==== Data segment ====
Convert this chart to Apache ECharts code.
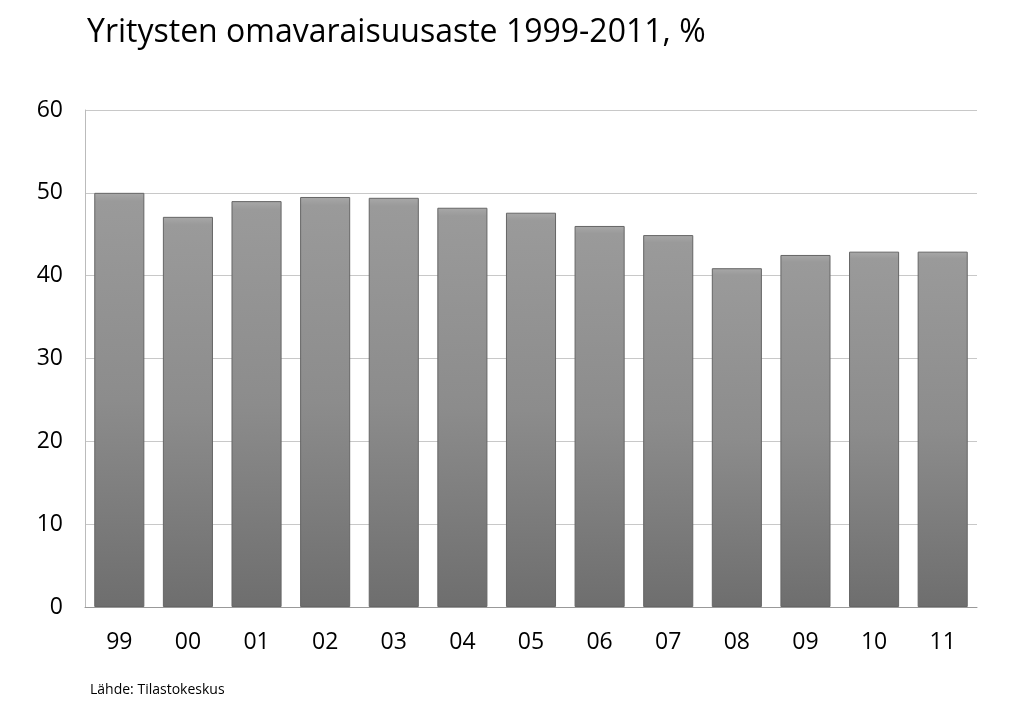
<!DOCTYPE html>
<html><head><meta charset="utf-8">
<script src="https://cdn.jsdelivr.net/npm/echarts@6/dist/echarts.min.js"></script>
<style>html,body{margin:0;padding:0;background:#fff}#c{width:1024px;height:713px}</style>
</head><body><div id="c"></div>
<script>
const categories = ['99','00','01','02','03','04','05','06','07','08','09','10','11'];
const values = [50.0, 47.1, 49.0, 49.5, 49.4, 48.2, 47.6, 46.0, 44.9, 40.9, 42.5, 42.9, 42.9];
const yTicks = [0, 60, 10];
const chart = echarts.init(document.getElementById('c'));
chart.setOption({
  animation: false,
  title: [
    {text: 'Yritysten omavaraisuusaste 1999-2011, %', left: 82, top: 12,
     textStyle: {fontFamily: 'Open Sans', fontSize: 32, fontWeight: 'normal', color: '#000'}},
    {text: 'Lähde: Tilastokeskus', left: 85, top: 678,
     textStyle: {fontFamily: 'Open Sans', fontSize: 14, fontWeight: 'normal', color: '#000'}}
  ],
  grid: {left: 85, right: 47, top: 110, bottom: 106},
  xAxis: {type: 'category', data: categories,
    axisLine: {lineStyle: {color: '#999'}}, axisTick: {show: false},
    axisLabel: {fontFamily: 'Open Sans', fontSize: 23, color: '#000', margin: 24}},
  yAxis: {type: 'value', min: yTicks[0], max: yTicks[1], interval: yTicks[2],
    axisLine: {show: true, lineStyle: {color: '#bbb'}},
    splitLine: {lineStyle: {color: '#c8c8c8'}},
    axisLabel: {fontFamily: 'Open Sans', fontSize: 23, color: '#000', margin: 22}},
  series: [{type: 'bar', data: values, barCategoryGap: '27%',
    itemStyle: {
      borderColor: '#666', borderWidth: 1,
      color: new echarts.graphic.LinearGradient(0, 0, 0, 1, [
        {offset: 0, color: '#a8a8a8'}, {offset: 0.02, color: '#9a9a9a'},
        {offset: 0.5, color: '#8c8c8c'}, {offset: 1, color: '#6e6e6e'}])
    }}]
});
</script></body></html>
====
**What the task requires**
Transcribe the listing in full and omit the pictures.

**Right answer**
Convert this chart to Apache ECharts code.
<!DOCTYPE html>
<html><head><meta charset="utf-8">
<script src="https://cdn.jsdelivr.net/npm/echarts@6/dist/echarts.min.js"></script>
<style>html,body{margin:0;padding:0;background:#fff}#c{width:1024px;height:713px}</style>
</head><body><div id="c"></div>
<script>
const categories = ['99','00','01','02','03','04','05','06','07','08','09','10','11'];
const values = [50.0, 47.1, 49.0, 49.5, 49.4, 48.2, 47.6, 46.0, 44.9, 40.9, 42.5, 42.9, 42.9];
const yTicks = [0, 60, 10];
const chart = echarts.init(document.getElementById('c'));
chart.setOption({
  animation: false,
  title: [
    {text: 'Yritysten omavaraisuusaste 1999-2011, %', left: 82, top: 12,
     textStyle: {fontFamily: 'Open Sans', fontSize: 32, fontWeight: 'normal', color: '#000'}},
    {text: 'Lähde: Tilastokeskus', left: 85, top: 678,
     textStyle: {fontFamily: 'Open Sans', fontSize: 14, fontWeight: 'normal', color: '#000'}}
  ],
  grid: {left: 85, right: 47, top: 110, bottom: 106},
  xAxis: {type: 'category', data: categories,
    axisLine: {lineStyle: {color: '#999'}}, axisTick: {show: false},
    axisLabel: {fontFamily: 'Open Sans', fontSize: 23, color: '#000', margin: 24}},
  yAxis: {type: 'value', min: yTicks[0], max: yTicks[1], interval: yTicks[2],
    axisLine: {show: true, lineStyle: {color: '#bbb'}},
    splitLine: {lineStyle: {color: '#c8c8c8'}},
    axisLabel: {fontFamily: 'Open Sans', fontSize: 23, color: '#000', margin: 22}},
  series: [{type: 'bar', data: values, barCategoryGap: '27%',
    itemStyle: {
      borderColor: '#666', borderWidth: 1,
      color: new echarts.graphic.LinearGradient(0, 0, 0, 1, [
        {offset: 0, color: '#a8a8a8'}, {offset: 0.02, color: '#9a9a9a'},
        {offset: 0.5, color: '#8c8c8c'}, {offset: 1, color: '#6e6e6e'}])
    }}]
});
</script></body></html>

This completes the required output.